-- START --

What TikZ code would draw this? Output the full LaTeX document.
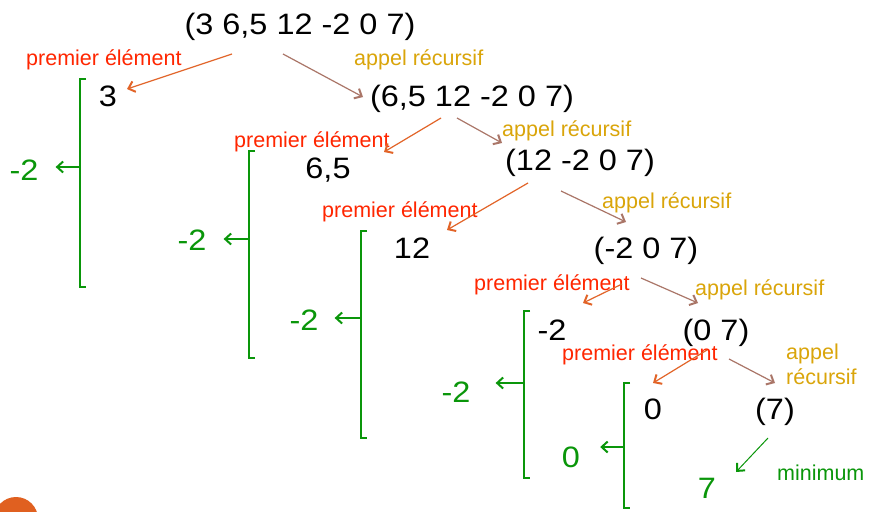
\documentclass[tikz,border=0pt]{standalone}
\usepackage{fontspec}
\setmainfont{Liberation Sans}
\newfontfamily\bigfont[FakeStretch=1.1]{Liberation Sans}
\usetikzlibrary{arrows.meta}
\definecolor{premred}{RGB}{255,38,0}
\definecolor{recyellow}{RGB}{218,165,10}
\definecolor{firstorange}{RGB}{226,100,40}
\definecolor{recbrown}{RGB}{170,118,104}
\definecolor{mingreen}{RGB}{10,150,10}
\definecolor{dotorange}{RGB}{224,96,32}
\begin{document}
\begin{tikzpicture}[
    x=1pt, y=-1pt,
    lst/.style={anchor=base, inner sep=1pt, font=\bigfont\fontsize{29.5}{32}\selectfont},
    res/.style={lst, text=mingreen},
    firstlbl/.style={anchor=base west, inner sep=0pt, text=premred, font=\fontsize{21.5}{25}\selectfont},
    reclbl/.style={firstlbl, text=recyellow},
    firstarr/.style={draw=firstorange, line width=1.2pt, -{Straight Barb[length=6pt,width=11pt,line width=2pt]}},
    recarr/.style={firstarr, draw=recbrown},
    brack/.style={draw=mingreen, line width=1.3pt},
    resarr/.style={brack, -{Straight Barb[length=6pt,width=11pt,line width=2pt]}}]
  \useasboundingbox[fill=white] (0,0) rectangle (877,511);
  \clip (0,0) rectangle (877,511);
  \fill[dotorange] (16,519) circle[radius=22];

  % the lists
  \node[lst] (root) at (300,35) {(3 6,5 12 -2 0 7)};
  \node[lst] (e1) at (108,106) {3};
  \node[lst] (r1) at (472,106) {(6,5 12 -2 0 7)};
  \node[lst] (e2) at (328,178) {6,5};
  \node[lst] (r2) at (580,170) {(12 -2 0 7)};
  \node[lst] (e3) at (412,258) {12};
  \node[lst] (r3) at (646,258) {(-2 0 7)};
  \node[lst] (e4) at (552,340) {-2};
  \node[lst] (r4) at (716,340) {(0 7)};
  \node[lst] (e5) at (653,419) {0};
  \node[lst] (r5) at (775,419) {(7)};

  % labels
  \node[firstlbl] (p1) at (26,65) {premier élément};
  \node[reclbl] (a1) at (354,65) {appel récursif};
  \node[firstlbl] (p2) at (234,147) {premier élément};
  \node[reclbl] (a2) at (502,136) {appel récursif};
  \node[firstlbl] (p3) at (322,217) {premier élément};
  \node[reclbl] (a3) at (602,208) {appel récursif};
  \node[firstlbl] (p4) at (474,290) {premier élément};
  \node[reclbl] (a4) at (695,295) {appel récursif};
  \node[firstlbl] (p5) at (562,360) {premier élément};
  \node[reclbl, anchor=north west, align=left] (a5) at (786,344) {appel\\récursif};

  \draw[firstarr] ([shift={(-68,19)}]root.base) -- ([shift={(19,-17)}]e1.base);
  \draw[recarr] ([shift={(-17,19)}]root.base) -- ([shift={(-109,-9)}]r1.base);
  \draw[firstarr] ([shift={(-31,12)}]r1.base) -- ([shift={(56,-26)}]e2.base);
  \draw[recarr] ([shift={(-15,12)}]r1.base) -- ([shift={(-78,-27)}]r2.base);
  \draw[firstarr] ([shift={(-52,13)}]r2.base) -- ([shift={(35,-28)}]e3.base);
  \draw[recarr] ([shift={(-19,21)}]r2.base) -- ([shift={(-20,-36)}]r3.base);
  \draw[firstarr] ([shift={(-24,26)}]r3.base) -- ([shift={(31,-37)}]e4.base);
  \draw[recarr] ([shift={(-5,20)}]r3.base) -- ([shift={(-18,-37)}]r4.base);
  \draw[firstarr] ([shift={(-9,10)}]r4.base) -- ([shift={(0,-36)}]e5.base);
  \draw[recarr] ([shift={(13,19)}]r4.base) -- ([shift={(0,-36)}]r5.base);

  % minimums
  \node[res] (v1) at (24,180) {-2};
  \node[res] (v2) at (192,250) {-2};
  \node[res] (v3) at (304,330) {-2};
  \node[res] (v4) at (456,402) {-2};
  \node[res] (v5) at (571,467) {0};
  \node[res] (v6) at (707,498) {7};
  \node[firstlbl, text=mingreen] (mn) at (777,480) {minimum};

  \draw[brack] (86,79) -- (80,79) -- (80,287) -- (86,287);
  \draw[brack] (255,151) -- (249,151) -- (249,358) -- (255,358);
  \draw[brack] (367,231) -- (361,231) -- (361,438) -- (367,438);
  \draw[brack] (530,311) -- (524,311) -- (524,478) -- (530,478);
  \draw[brack] (630,383) -- (624,383) -- (624,508) -- (630,508);
  \coordinate (k1) at (80,167);
  \coordinate (k2) at (249,239);
  \coordinate (k3) at (361,318);
  \coordinate (k4) at (524,383);
  \coordinate (k5) at (624,447);
  \draw[resarr, shorten >=16pt] (k1) -- (k1 -| v1.east);
  \draw[resarr, shorten >=16pt] (k2) -- (k2 -| v2.east);
  \draw[resarr, shorten >=15pt] (k3) -- (k3 -| v3.east);
  \draw[resarr, shorten >=24pt] (k4) -- (k4 -| v4.east);
  \draw[resarr, shorten >=19pt] (k5) -- (k5 -| v5.east);
  \draw[resarr, line width=1pt] ([shift={(-7,19)}]r5.base) -- ([shift={(29,-26)}]v6.base);
\end{tikzpicture}
\end{document}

-- END --

Output a faithful copy of the data, with each picture left out.

# The answer
What TikZ code would draw this? Output the full LaTeX document.
\documentclass[tikz,border=0pt]{standalone}
\usepackage{fontspec}
\setmainfont{Liberation Sans}
\newfontfamily\bigfont[FakeStretch=1.1]{Liberation Sans}
\usetikzlibrary{arrows.meta}
\definecolor{premred}{RGB}{255,38,0}
\definecolor{recyellow}{RGB}{218,165,10}
\definecolor{firstorange}{RGB}{226,100,40}
\definecolor{recbrown}{RGB}{170,118,104}
\definecolor{mingreen}{RGB}{10,150,10}
\definecolor{dotorange}{RGB}{224,96,32}
\begin{document}
\begin{tikzpicture}[
    x=1pt, y=-1pt,
    lst/.style={anchor=base, inner sep=1pt, font=\bigfont\fontsize{29.5}{32}\selectfont},
    res/.style={lst, text=mingreen},
    firstlbl/.style={anchor=base west, inner sep=0pt, text=premred, font=\fontsize{21.5}{25}\selectfont},
    reclbl/.style={firstlbl, text=recyellow},
    firstarr/.style={draw=firstorange, line width=1.2pt, -{Straight Barb[length=6pt,width=11pt,line width=2pt]}},
    recarr/.style={firstarr, draw=recbrown},
    brack/.style={draw=mingreen, line width=1.3pt},
    resarr/.style={brack, -{Straight Barb[length=6pt,width=11pt,line width=2pt]}}]
  \useasboundingbox[fill=white] (0,0) rectangle (877,511);
  \clip (0,0) rectangle (877,511);
  \fill[dotorange] (16,519) circle[radius=22];

  % the lists
  \node[lst] (root) at (300,35) {(3 6,5 12 -2 0 7)};
  \node[lst] (e1) at (108,106) {3};
  \node[lst] (r1) at (472,106) {(6,5 12 -2 0 7)};
  \node[lst] (e2) at (328,178) {6,5};
  \node[lst] (r2) at (580,170) {(12 -2 0 7)};
  \node[lst] (e3) at (412,258) {12};
  \node[lst] (r3) at (646,258) {(-2 0 7)};
  \node[lst] (e4) at (552,340) {-2};
  \node[lst] (r4) at (716,340) {(0 7)};
  \node[lst] (e5) at (653,419) {0};
  \node[lst] (r5) at (775,419) {(7)};

  % labels
  \node[firstlbl] (p1) at (26,65) {premier élément};
  \node[reclbl] (a1) at (354,65) {appel récursif};
  \node[firstlbl] (p2) at (234,147) {premier élément};
  \node[reclbl] (a2) at (502,136) {appel récursif};
  \node[firstlbl] (p3) at (322,217) {premier élément};
  \node[reclbl] (a3) at (602,208) {appel récursif};
  \node[firstlbl] (p4) at (474,290) {premier élément};
  \node[reclbl] (a4) at (695,295) {appel récursif};
  \node[firstlbl] (p5) at (562,360) {premier élément};
  \node[reclbl, anchor=north west, align=left] (a5) at (786,344) {appel\\récursif};

  \draw[firstarr] ([shift={(-68,19)}]root.base) -- ([shift={(19,-17)}]e1.base);
  \draw[recarr] ([shift={(-17,19)}]root.base) -- ([shift={(-109,-9)}]r1.base);
  \draw[firstarr] ([shift={(-31,12)}]r1.base) -- ([shift={(56,-26)}]e2.base);
  \draw[recarr] ([shift={(-15,12)}]r1.base) -- ([shift={(-78,-27)}]r2.base);
  \draw[firstarr] ([shift={(-52,13)}]r2.base) -- ([shift={(35,-28)}]e3.base);
  \draw[recarr] ([shift={(-19,21)}]r2.base) -- ([shift={(-20,-36)}]r3.base);
  \draw[firstarr] ([shift={(-24,26)}]r3.base) -- ([shift={(31,-37)}]e4.base);
  \draw[recarr] ([shift={(-5,20)}]r3.base) -- ([shift={(-18,-37)}]r4.base);
  \draw[firstarr] ([shift={(-9,10)}]r4.base) -- ([shift={(0,-36)}]e5.base);
  \draw[recarr] ([shift={(13,19)}]r4.base) -- ([shift={(0,-36)}]r5.base);

  % minimums
  \node[res] (v1) at (24,180) {-2};
  \node[res] (v2) at (192,250) {-2};
  \node[res] (v3) at (304,330) {-2};
  \node[res] (v4) at (456,402) {-2};
  \node[res] (v5) at (571,467) {0};
  \node[res] (v6) at (707,498) {7};
  \node[firstlbl, text=mingreen] (mn) at (777,480) {minimum};

  \draw[brack] (86,79) -- (80,79) -- (80,287) -- (86,287);
  \draw[brack] (255,151) -- (249,151) -- (249,358) -- (255,358);
  \draw[brack] (367,231) -- (361,231) -- (361,438) -- (367,438);
  \draw[brack] (530,311) -- (524,311) -- (524,478) -- (530,478);
  \draw[brack] (630,383) -- (624,383) -- (624,508) -- (630,508);
  \coordinate (k1) at (80,167);
  \coordinate (k2) at (249,239);
  \coordinate (k3) at (361,318);
  \coordinate (k4) at (524,383);
  \coordinate (k5) at (624,447);
  \draw[resarr, shorten >=16pt] (k1) -- (k1 -| v1.east);
  \draw[resarr, shorten >=16pt] (k2) -- (k2 -| v2.east);
  \draw[resarr, shorten >=15pt] (k3) -- (k3 -| v3.east);
  \draw[resarr, shorten >=24pt] (k4) -- (k4 -| v4.east);
  \draw[resarr, shorten >=19pt] (k5) -- (k5 -| v5.east);
  \draw[resarr, line width=1pt] ([shift={(-7,19)}]r5.base) -- ([shift={(29,-26)}]v6.base);
\end{tikzpicture}
\end{document}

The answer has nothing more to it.